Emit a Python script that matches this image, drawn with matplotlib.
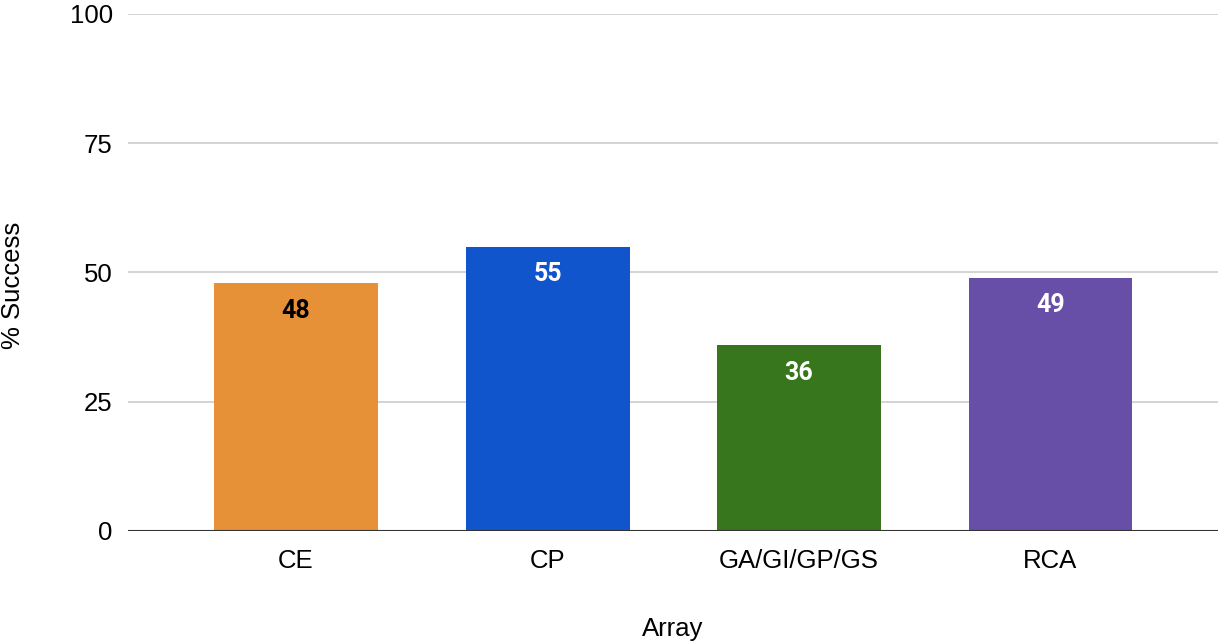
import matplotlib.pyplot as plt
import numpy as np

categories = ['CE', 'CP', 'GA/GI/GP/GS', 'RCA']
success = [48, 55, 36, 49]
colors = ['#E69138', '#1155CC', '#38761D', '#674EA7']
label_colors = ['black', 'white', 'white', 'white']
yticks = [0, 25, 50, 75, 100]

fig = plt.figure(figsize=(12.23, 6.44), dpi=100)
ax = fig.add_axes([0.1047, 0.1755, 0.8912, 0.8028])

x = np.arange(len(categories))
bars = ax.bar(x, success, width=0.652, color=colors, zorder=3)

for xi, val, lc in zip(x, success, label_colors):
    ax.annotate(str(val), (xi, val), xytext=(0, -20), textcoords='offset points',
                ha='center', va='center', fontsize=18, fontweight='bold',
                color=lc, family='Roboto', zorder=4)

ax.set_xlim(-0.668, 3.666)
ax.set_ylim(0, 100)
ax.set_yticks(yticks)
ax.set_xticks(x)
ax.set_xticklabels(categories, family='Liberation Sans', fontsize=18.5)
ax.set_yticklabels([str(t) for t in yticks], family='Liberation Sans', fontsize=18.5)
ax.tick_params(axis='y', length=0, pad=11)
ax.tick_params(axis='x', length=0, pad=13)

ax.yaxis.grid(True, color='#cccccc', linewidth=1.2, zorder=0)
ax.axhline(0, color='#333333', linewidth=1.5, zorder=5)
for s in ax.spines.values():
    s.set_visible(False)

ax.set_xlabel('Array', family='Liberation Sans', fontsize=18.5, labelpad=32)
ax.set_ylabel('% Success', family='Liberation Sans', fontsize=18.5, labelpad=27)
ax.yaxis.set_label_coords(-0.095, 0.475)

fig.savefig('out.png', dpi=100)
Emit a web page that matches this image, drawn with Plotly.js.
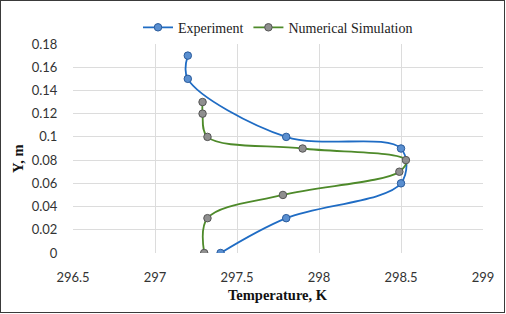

--------------------------------------------------

Copy every entry word for word, but omit the pictures.

● **EXERCISE ANSWER**
Emit a Python script that matches this image, drawn with matplotlib.
import matplotlib.pyplot as plt
import numpy as np

categories = ['CE', 'CP', 'GA/GI/GP/GS', 'RCA']
success = [48, 55, 36, 49]
colors = ['#E69138', '#1155CC', '#38761D', '#674EA7']
label_colors = ['black', 'white', 'white', 'white']
yticks = [0, 25, 50, 75, 100]

fig = plt.figure(figsize=(12.23, 6.44), dpi=100)
ax = fig.add_axes([0.1047, 0.1755, 0.8912, 0.8028])

x = np.arange(len(categories))
bars = ax.bar(x, success, width=0.652, color=colors, zorder=3)

for xi, val, lc in zip(x, success, label_colors):
    ax.annotate(str(val), (xi, val), xytext=(0, -20), textcoords='offset points',
                ha='center', va='center', fontsize=18, fontweight='bold',
                color=lc, family='Roboto', zorder=4)

ax.set_xlim(-0.668, 3.666)
ax.set_ylim(0, 100)
ax.set_yticks(yticks)
ax.set_xticks(x)
ax.set_xticklabels(categories, family='Liberation Sans', fontsize=18.5)
ax.set_yticklabels([str(t) for t in yticks], family='Liberation Sans', fontsize=18.5)
ax.tick_params(axis='y', length=0, pad=11)
ax.tick_params(axis='x', length=0, pad=13)

ax.yaxis.grid(True, color='#cccccc', linewidth=1.2, zorder=0)
ax.axhline(0, color='#333333', linewidth=1.5, zorder=5)
for s in ax.spines.values():
    s.set_visible(False)

ax.set_xlabel('Array', family='Liberation Sans', fontsize=18.5, labelpad=32)
ax.set_ylabel('% Success', family='Liberation Sans', fontsize=18.5, labelpad=27)
ax.yaxis.set_label_coords(-0.095, 0.475)

fig.savefig('out.png', dpi=100)
Emit a web page that matches this image, drawn with Plotly.js.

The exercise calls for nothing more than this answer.